Printed from: https://newbostonpost.com/2016/09/22/former-us-ambassador-iran-simply-is-not-an-acceptable-partner-in-the-war-against-terror/

(CNSNews.com) – James Jeffrey, former U.S. ambassador to Turkey and Iraq, argued Wednesday that “Iran simply is not an acceptable partner in the war against terror” in his testimony on Capitol Hill on the state of the fight against Islamic terrorism 15 years after 9/11.

“Iran simply is not an acceptable partner in the war against terror despite a recent article published in the United States by the Iranian Foreign Minister Zarif to that end,” Jeffrey said in reference to a recent New York Times editorial by Iran’s Foreign Minister Mohammad Javad Zarif in which Zarif argued that the international community should unite to combat extremist Sunni Wahhabism.

Jeffrey is the Philip Solondz distinguished fellow at The Washington Institute, where he focuses on U.S. diplomatic and military strategy in the Middle East, with emphasis on Turkey, Iraq, and Iran. He was a former ambassador in Baghdad, Ankara and Tirana, Albania, and served as assistant to the president and deputy national security advisor in the George W. Bush administration with a special focus on Iran.
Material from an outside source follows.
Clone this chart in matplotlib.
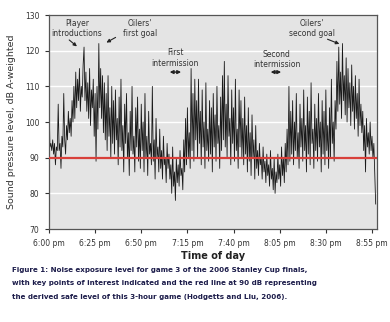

“The theocratic Iranian regime’s Islamic roots have much in common with Sunni Islamic extremism,” Jeffrey argued. “It has relation with al Qaeda and Taliban elements and undercuts international order and sovereignty and thus provides a breeding ground for terror of all sorts, but in particular – and we saw this in Iraq particularly – regional states generally view Iran as a greater existential threat than Sunni Islamic terror.

“There is thus a real danger that if the Sunni-Shia conflict now seen in Syria emerges regionwide, our Sunni partners could see violent Sunni Islamic movements not as threats but as allies against Iran,” Jeffrey warned.

Jeffrey also testified that “only a few people in the Middle East really endorse this kind of extreme terrorist violence,” but “a much larger percent of the population, however, accept views of Islam that are orthodox, that are quite strong, that include sharia and basically challenge modernity in some ways.”

“We have to be sensitive,” he emphasized, but added, “sensitivity can go too far. One of the things I’m concerned about is we seem to avoid speaking publicly of this threat as an Islamic terrorist threat. It is an Islamic terrorist threat.

“If we try to hide this, people in the region, Muslims know what’s behind this. They know this is a struggle for the region and to play this down, frankly, doesn’t play very well in our own population or in a population in Europe, and it’s very important to keep those people behind us,” he concluded.